Credential stuffing involves attackers using lists of breached username and password combinations from past data breaches to log into other accounts at a massive scale through automation.
Identity management companies like Okta are prime targets for these kinds of automated login attacks since they manage access to multiple business applications and servers.
From what Okta has shared, the credential stuffing onslaught seems to be leveraging the same infrastructure that past brute force and password spraying campaigns exploited according to Cisco Talos.
All the malicious login requests are originating through TOR and sketchy proxy services in an attempt to cloak the real attacker IP addresses and many proxy servers like NSOCKS, Luminati and DataImpulse, according to the authentication firm.
It seems the attackers have had the most success against organizations still on Okta’s older classic platform with threat insights just set to audit rather than block suspect activity.
Companies that don’t block all traffic from anonymity networks also left themselves vulnerable.

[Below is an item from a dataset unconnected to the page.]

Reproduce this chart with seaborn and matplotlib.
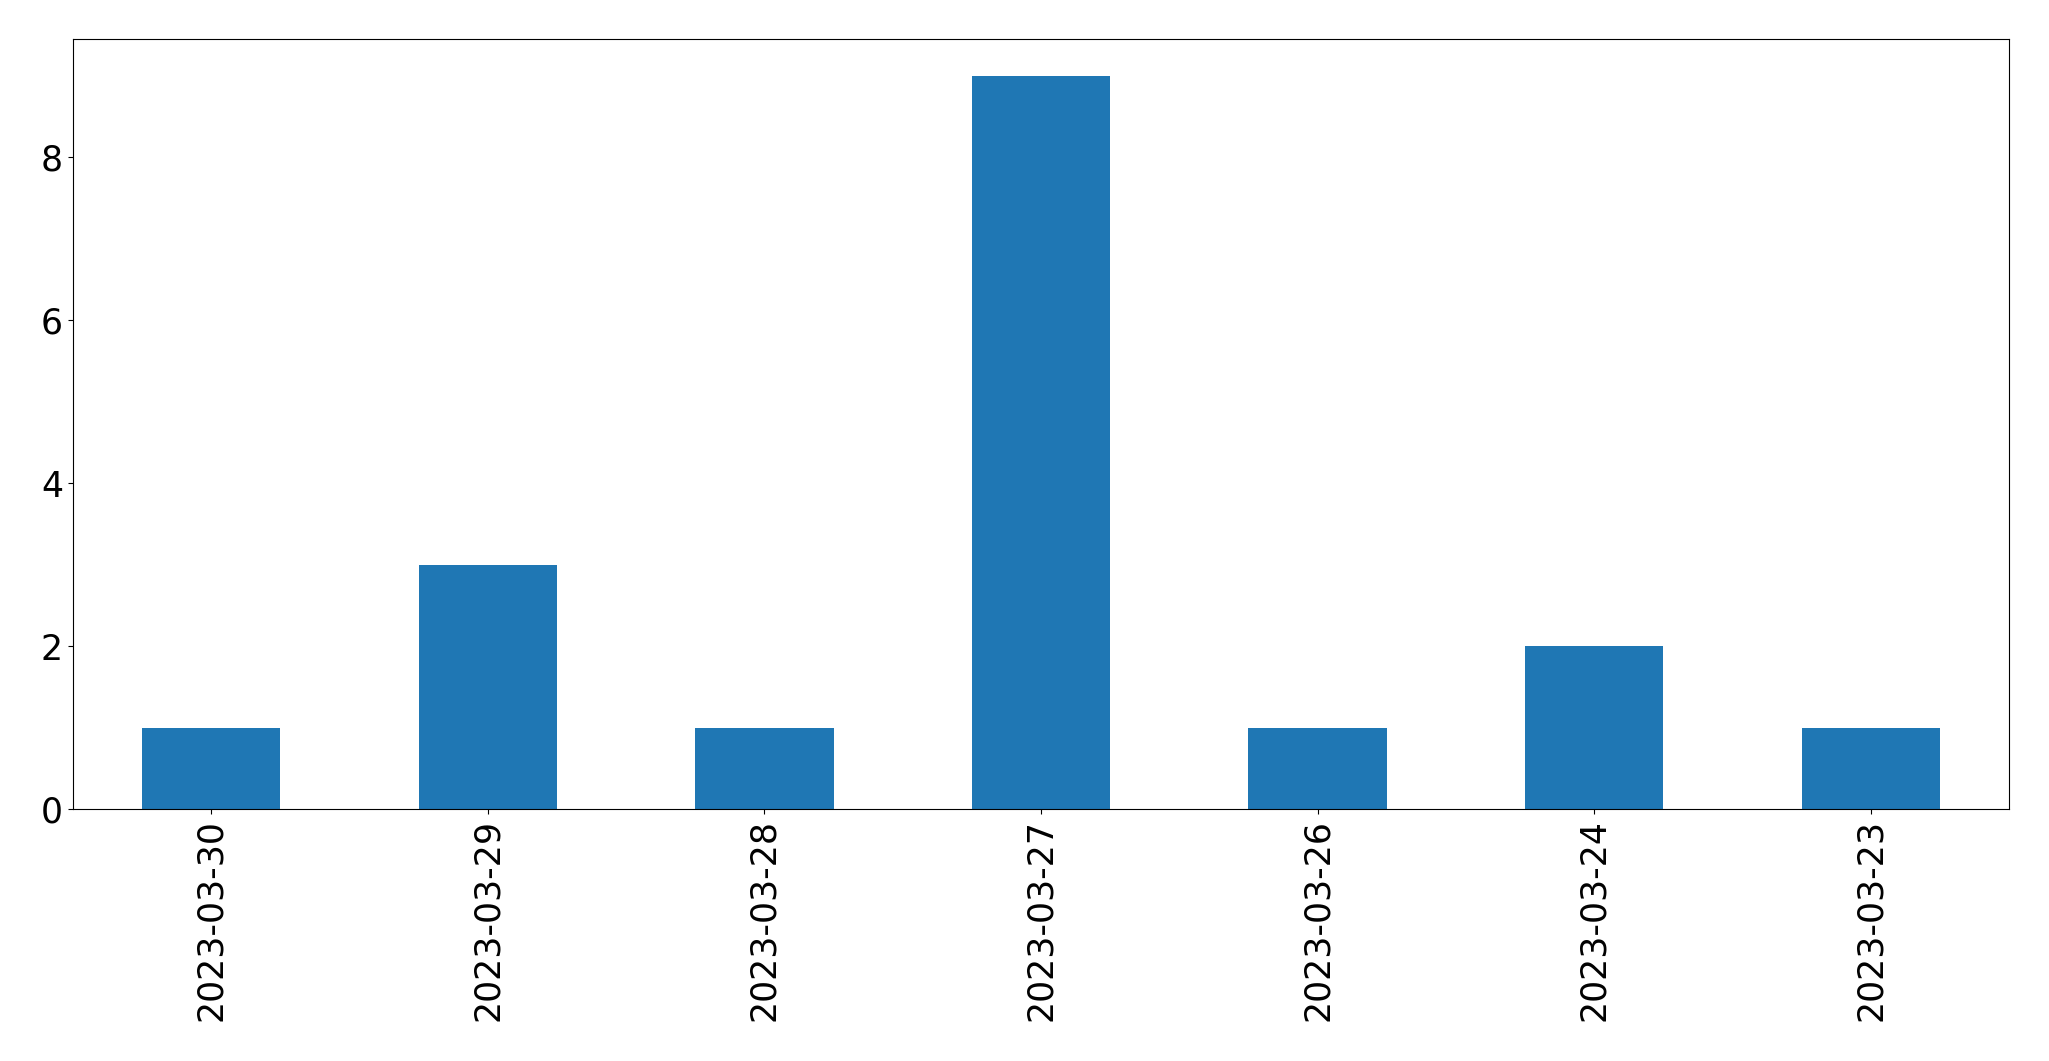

Organizations that did not deny access from anonymizing proxies also saw more account takeovers.
Only a small percentage of Okta users actually got compromised but even one stolen account is still too many for Okta.
The credential lists being weaponized were likely gleaned from previous breaches where people reused passwords across sites.
Recommended Mitigations for Okta Credential Stuffing Attacks
Okta provided several recommendations for organizations to block these types of credential stuffing attacks:
- Enable Threat Insight in log and enforcement mode to proactively block IPs involved in credential abuse.
- Deny all access from anonymizing proxies to shut out suspicious logins.
- Migrate to Okta Identity Engine for stronger security controls like CAPTCHAs on risky sign-ins.
- Implement dynamic access rules through zones to filter IPs and locations.
Additional other best practices in the advisory included passwordless authentication, mandatory multi-factor authentication, strong unique passwords, location-based access rules, blacklisting risky IP addresses, and monitoring for anomalous sign-in activity.
The identity provider warned all customers to closely scrutinize authentication logs and take immediate action if any unauthorized access or account takeovers are detected from these credential stuffing campaigns targeting their Okta installtions and user accounts.
This is a reminder that determined attackers are constantly iterating their tactics.
Staying on top of guidance from your technology partners is so important to help plug holes before the bad actors have a chance to slip past your defenses.